(Fixed) Upstream API proxy service network connectivity – workaround

Our upstream provider has indicated there is a full scale outage in their Chicago data center. This affects our API and frontend proxy, but inbound mail is still working as normal. To work around the issue, the following endpoints can be used without HTTPS:

http://acai.mailsac.com

http://goji.mailsac.com

 

Status for our upstream provider can be monitored here (see Chicago):
https://www.vultr.com/status/

As always, the Mailsac status page will indicate when things return to normal:

https://status.mailsac.com

 

Postmortem

Beginning at 2018-07-17 10:39:17 Pacific, our upstream provider had a partial network outage in their Chicago data center. After determining that the API and UI proxy could not talk to the backend endpoints, we started the recovery plan of moving the proxy’s IP to a hot spare proxy. However due to maintenance blocks in our upstream provider’s system, we were unable to make changes to the IP allocations. After 11 minutes, network connectivity was restored.

(Resolved) Outage Report: Tue Feb 6 2018

The VPS host which handles the Mailsac database servers is having a routing issue, and most of the microservices are unable to contact it. We are in direct communication with the our support rep regarding this issue and expect it to be resolved ASAP. This is a full outage.

Service status can be tracked here: status.mailsac.com

We apologize for the issue and will be working to minimize the likelihood of this happening again.

Timeline (US Pacific)

– 2018-02-06 09:36 Outage noticed by monitoring services
– 2018-02-06 09:37 Troubleshooting and evaluating logs on shared logging server
– 2018-02-06 09:38 Able to ssh into primary database node from office
– 2018-02-06 09:38 Ticket opened with upstream hosting company indicating many geographically distributed services cannot reach the network of the database servers
– 2018-02-06 09:43 Provided several traceroutes for help troubleshooting
– 2018-02-06 09:59 Monitoring indicates the service is back online
– 2018-02-06 10:03 All frontend UI/API servers were rebooted in series to clear a MongoDB error “Topology was destroyed”
– 2018-02-06 10:05 Error notifications seem to all be cleared
– 2018-02-06 10:10 Updated HAProxy error pages to include links to status page and community website

Edit: Concluding Remarks

Mailsac’s database, for caching and data storage, is MongoDB. Without the database, everything grinds to a halt. MongoDB supports configurations for high availability (Replication with Automatic Failover).

Having all nodes of the database hosted in one provider’s network has proven to not be sufficient to prevent outages. In this case, a router within the hosting company’s network failed, which caused none of the MongoDB nodes to be accessible to the networks of the other hosting companies. We will take some time to change that configuration.

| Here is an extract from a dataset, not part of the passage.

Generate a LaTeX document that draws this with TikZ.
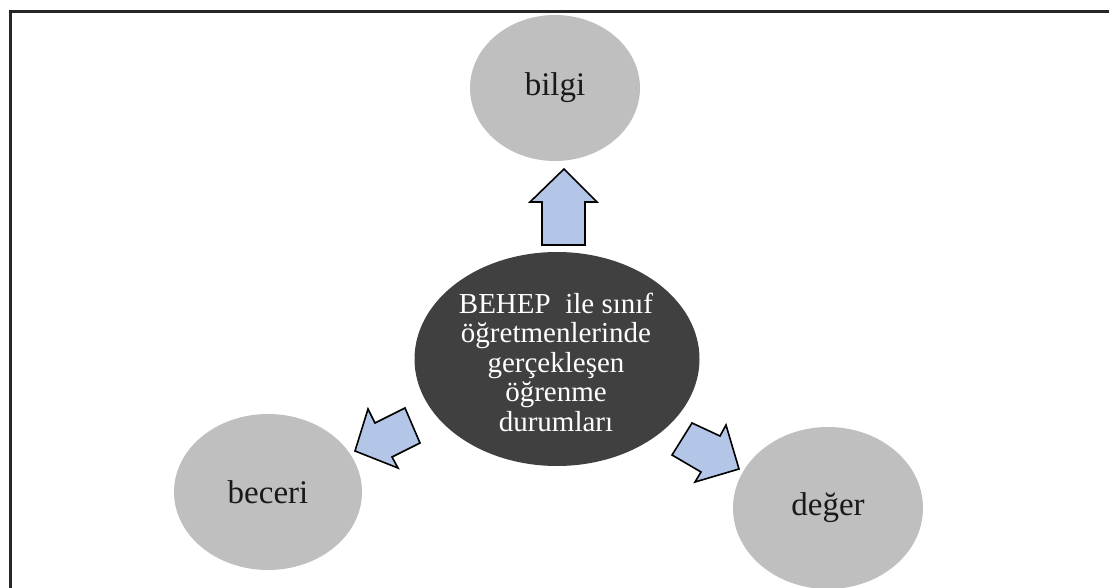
\documentclass[tikz,border=0pt]{standalone}
\usepackage{fontspec}
\setmainfont{Liberation Serif}
\usetikzlibrary{shapes.geometric}
\definecolor{outerfill}{HTML}{BFBFBF}
\definecolor{corefill}{HTML}{404040}
\definecolor{arrowfill}{HTML}{B4C6E7}
\begin{document}
\begin{tikzpicture}[x=1pt,y=-1pt,
  outer/.style={ellipse, fill=outerfill, inner sep=0pt,
    font=\fontsize{33}{36}\selectfont, text=black!90},
  core/.style={ellipse, fill=corefill, inner sep=0pt, text=white,
    align=center, font=\fontsize{29}{29.5}\selectfont},
  blockarrow/.style={fill=arrowfill, draw=black, line width=1.6pt, line join=miter}]
\useasboundingbox (0,0) rectangle (1109,588);
\begin{scope}
\clip (0,0) rectangle (1109,588);

% outcome ellipses
\node[outer, minimum width=170pt, minimum height=146pt] (bilgi) at (555,88) {\raisebox{-3pt}{bilgi}};
\node[outer, minimum width=188pt, minimum height=156pt] (beceri) at (268,492) {beceri};
\node[outer, minimum width=190pt, minimum height=162pt] (deger) at (828,508) {\raisebox{-2pt}{değer}};

% central ellipse
\node[core, minimum width=285pt, minimum height=214pt] (core) at (557,359) {};
\node[core, fill=none, minimum width=0pt, minimum height=0pt] (coretext) at (556,362)
  {BEHEP\ \ ile sınıf\\öğretmenlerinde\\gerçekleşen\\öğrenme\\durumları};

% block arrows from the centre towards the outcomes
\draw[blockarrow] (564,169) -- (597,202) -- (585,202) -- (585,245) -- (542,245)
  -- (542,202) -- (530,202) -- cycle;
\draw[blockarrow] (355,451) -- (368,409) -- (375,423) -- (405,408) -- (420,443)
  -- (392,457) -- (398,468) -- cycle;
\draw[blockarrow] (739,469) -- (726,425) -- (720,436) -- (692,423) -- (672,455)
  -- (701,472) -- (695,482) -- cycle;

% frame along the top and left edges
\draw[line width=3pt, black!85] (10,588) -- (10,12) -- (1109,12);
\end{scope}
\end{tikzpicture}
\end{document}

Mailsac already has microservice instances across multiple providers and geographic regions, as seen in the system diagram:

basic diagram of the mailsac email microservices

In the event one or two instances went offline, or even an entire region of an upstream host, Mailsac should not go down as long as the database was still accessible to the API. Obviously that was not the case here.

The solution will be to add a Secondary Node and Arbiter in different networks.

15 minute partial API outage due apparent DOS

For about 15 minutes (8:13 am – 8:27 am PDT), our API was flooded with traffic due to hundreds of thousands of email attempts from 4 IP addresses. Nearly all emails were received, but HTTP requests for the API and UI frequently timed out. We do not know the percentage of requests that timed out, but it was quite high. The API is load balanced and only one API was timing out frequently.

We blocked the bad IPs immediately upon seeing traffic logs (~8:19), but because our custom IP blocking service relies on the API to fetch the blacklist, and the API was not fully responsive to HTTP on one leg, it took a while for the changes to propagate to all five inbound SMTP servers.